SIGHT: Ayiti Chérie

by

Ayiti Chérie

Kouzen Azakamede, also known as Azaka, Zaka Mede, Zake, is the Haitian Vodoun loa/lwa of agriculture, farming, crops, harvest, healing, seeding, growing, and thoughtful cultivating of land. He is petitioned for good plentiful harvest, abundance in sharing a good harvest, productive farm work, healing of lands and people/communities through herbal and land honoring and necessary celebration of mother earth.

Haiti Darling is covered in portals of imagery reflecting a time of enslavement, subjugation, and trauma. She is also covered in the portal imagery reflecting ‘freedom’, possibility, honoring, ritual and sacredness and celebration in what is manifested— in cultivating the best seeds of our humanity. Our potential nature to be/become more than our traumatic experiences. She is a call to black beauty. One of the véves of Zaka is represented as both tear and a call to offering/honoring/remembering and practical ritual restitutions.
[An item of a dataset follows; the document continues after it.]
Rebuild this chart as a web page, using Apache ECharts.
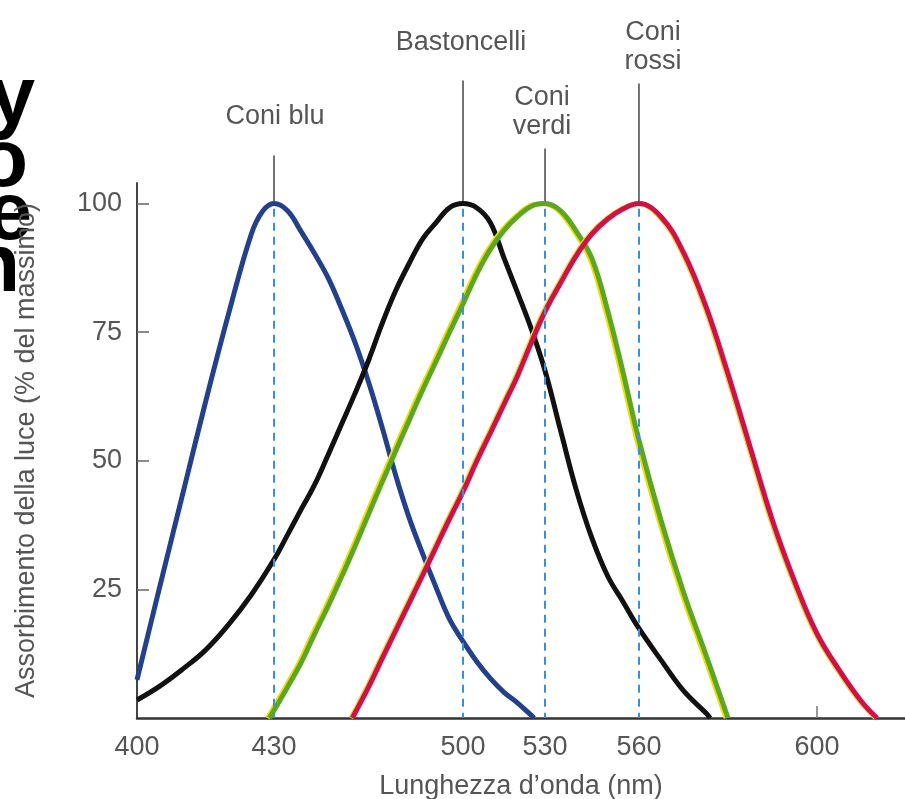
<!DOCTYPE html>
<html>
<head>
<meta charset="utf-8">
<script src="https://cdn.jsdelivr.net/npm/echarts@6/dist/echarts.min.js"></script>
<style>
  html, body { margin: 0; padding: 0; background: #fff; }
  #chart { width: 905px; height: 799px; }
</style>
</head>
<body>
<div id="chart"></div>
<script>
// wavelength ticks as printed, and where the figure puts them (% of axis length)
const waveTicks = [400, 430, 500, 530, 560, 600]
const tickShare = [0, 17.84, 42.45, 53.13, 65.36, 88.54]
const absTicks = [25, 50, 75, 100]

// [nm, % of max absorption]
const coniBlu = [[400, 7.4], [405, 25.6], [410, 43.5], [415, 61.4], [420, 78.4], [425, 94], [427.5, 98.5],
  [430, 100], [435, 98.6], [440, 94.6], [445, 90.3], [450, 85.6], [455, 79.6], [460, 73], [465, 65.3],
  [470, 56.6], [475, 47.3], [480, 39], [485, 32], [490, 25.4], [495, 19.2], [500, 14.9], [505, 11],
  [510, 7.7], [515, 5], [520, 2.9], [524, 1], [526, 0]]
const bastoncelli = [[400, 3.5], [405, 6.2], [410, 9.5], [415, 13.2], [420, 18.1], [425, 23.9], [430, 30.8],
  [435, 35.6], [440, 40.5], [445, 45.3], [450, 51.1], [455, 57.1], [460, 63.1], [465, 69.5], [470, 76.6],
  [475, 83], [480, 88.3], [485, 93.1], [490, 96.3], [495, 99.2], [500, 100], [505, 99.2], [510, 96.3],
  [515, 89.4], [520, 82.6], [525, 75.6], [530, 67.5], [535, 55.8], [540, 44.3], [545, 34.9], [550, 27.6],
  [555, 22.5], [560, 17.4], [565, 11.2], [570, 5.3], [575, 1], [576, 0]]
const coniVerdi = [[429, 0], [435, 6], [440, 10.7], [445, 16.3], [450, 21.7], [455, 27.4], [460, 33.4],
  [465, 39.6], [470, 45.8], [475, 51.8], [480, 57.8], [485, 63.7], [490, 69.3], [495, 75], [500, 80.5],
  [505, 86.3], [510, 91.1], [515, 94.8], [520, 97.5], [525, 99.5], [530, 100], [535, 98.6], [540, 94.6],
  [545, 89.3], [550, 79.2], [555, 67], [560, 54], [565, 38.3], [570, 24.5], [575, 12.4], [580, 0]]
const coniRossi = [[459, 0], [465, 6], [470, 11.5], [475, 16.9], [480, 22.3], [485, 27.7], [490, 33.2],
  [495, 38.7], [500, 44], [505, 49.9], [510, 55.4], [515, 61], [520, 66.6], [525, 73], [530, 79], [535, 84.6],
  [540, 89.9], [545, 94.1], [550, 97], [555, 99], [560, 100], [565, 97.4], [570, 90.5], [575, 80.1], [580, 66.9],
  [585, 52.6], [590, 38.4], [595, 26.5], [600, 16.4], [605, 9.3], [610, 3.2], [613.5, 0]]

const peakNm = [430, 500, 530, 560]
const peakNames = ['Coni blu', 'Bastoncelli', 'Coni\nverdi', 'Coni\nrossi']

// the figure's wavelength axis is not uniform: piecewise-linear between printed ticks
const warp = (nm) => {
  let i = 0
  while (i < waveTicks.length - 2 && nm > waveTicks[i + 1]) i++
  const t = (nm - waveTicks[i]) / (waveTicks[i + 1] - waveTicks[i])
  return tickShare[i] + t * (tickShare[i + 1] - tickShare[i])
}
const toPts = (arr) => arr.map(([nm, v]) => [warp(nm), v])
const labelOf = (v) => {
  const i = waveTicks.findIndex((nm) => Math.abs(warp(nm) - v) < 0.01)
  return i >= 0 ? String(waveTicks[i]) : ''
}

const font = 'Liberation Sans'
const grey = '#555'
const fs = 27

const chart = echarts.init(document.getElementById('chart'))

const curve = (name, data, color, extra) => ({
  name,
  type: 'line',
  data: toPts(data),
  smooth: 0.4,
  showSymbol: false,
  z: 3,
  lineStyle: Object.assign({ color, width: 5 }, extra || {}),
})

chart.setOption({
  animation: false,
  grid: { left: 137, right: 0, top: 183, bottom: 81, outerBoundsMode: 'none' },
  xAxis: {
    type: 'value',
    min: 0,
    max: 100,
    name: 'Lunghezza d\u2019onda (nm)',
    nameLocation: 'middle',
    nameGap: 55,
    nameTextStyle: { color: grey, fontSize: fs, fontFamily: font },
    axisLine: { lineStyle: { color: '#333', width: 2.5 } },
    axisTick: { inside: true, length: 12, lineStyle: { color: '#777', width: 1.5 }, customValues: [warp(600)] },
    axisLabel: {
      customValues: waveTicks.map(warp),
      formatter: labelOf,
      color: grey,
      fontSize: fs,
      fontFamily: font,
      margin: 16,
    },
    splitLine: { show: false },
  },
  yAxis: {
    type: 'value',
    min: 0,
    max: 104,
    name: 'Assorbimento della luce (% del massimo)',
    nameLocation: 'middle',
    nameGap: 97,
    nameTextStyle: { color: grey, fontSize: fs, fontFamily: font },
    axisLine: { show: true, lineStyle: { color: '#444', width: 2 } },
    axisTick: { inside: true, length: 12, lineStyle: { color: '#666', width: 1.5 }, customValues: absTicks },
    axisLabel: { customValues: absTicks, color: grey, fontSize: fs, fontFamily: font, margin: 15 },
    splitLine: { show: false },
  },
  series: [
    {
      type: 'line',
      data: [],
      z: 1,
      markLine: {
        silent: true,
        symbol: 'none',
        label: { show: false },
        lineStyle: { color: '#3f8fd4', width: 2, type: [8, 6] },
        data: peakNm.map((nm) => [{ coord: [warp(nm), 99] }, { coord: [warp(nm), 0] }]),
      },
    },
    curve('Coni blu', coniBlu, '#22408c'),
    curve('Bastoncelli', bastoncelli, '#111'),
    curve('Coni verdi', coniVerdi, '#5ea527', { shadowColor: '#e8e400', shadowOffsetX: -2 }),
    curve('Coni rossi', coniRossi, '#cf1148', { shadowColor: '#f3d24a', shadowOffsetX: -1.5 }),
  ],
})

// leader lines and captions above each peak
const leaderLen = [48, 123, 55, 120]
const captionGap = [25, 24, 8, 8]
const captionDx = [1, -2, -3, 14]
const graphic = []
peakNm.forEach((nm, i) => {
  const [px, py] = chart.convertToPixel({ gridIndex: 0 }, [warp(nm), 100])
  const top = py - leaderLen[i]
  graphic.push({
    type: 'line',
    shape: { x1: px, y1: py, x2: px, y2: top },
    style: { stroke: '#444', lineWidth: 1.5 },
    z: 2,
  })
  graphic.push({
    type: 'text',
    x: px + captionDx[i],
    y: top - captionGap[i],
    style: {
      text: peakNames[i],
      fill: grey,
      font: fs + 'px "' + font + '"',
      align: 'center',
      verticalAlign: 'bottom',
      lineHeight: 29,
    },
  })
})

// cropped slide heading at the left edge
const headLetters = ['y', 'o', 'e', 'n']
const headY = [100, 163, 216, 268]
const headRight = [35, 28, 32, 20]
headLetters.forEach((ch, i) => {
  graphic.push({
    type: 'text',
    x: headRight[i],
    y: headY[i],
    style: { text: ch, fill: '#000', font: 'bold 82px "' + font + '"', align: 'right', verticalAlign: 'middle' },
  })
})

chart.setOption({ graphic })
</script>
</body>
</html>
In Ayiti Chérie, a “free” Haitian black girl is the embodied archetype of the usually male loa/lwa. She is affectionately called, “Ayiti Chérie” (Haiti Darling) and wears the French colonial hat, an intentional symbol representing her and Haiti’s independence in  1804. It is both a sacred acknowledgment and subversive irony. The remixing and mash-up of colonial garb on her black body is a reminder to take and reclaim what has been used to inflict harm upon our person-hoods. It is also an invitation to remember/honor/celebrate/study the womxn and black feminist futuritious nature of Ayiti, her [ Queerness]!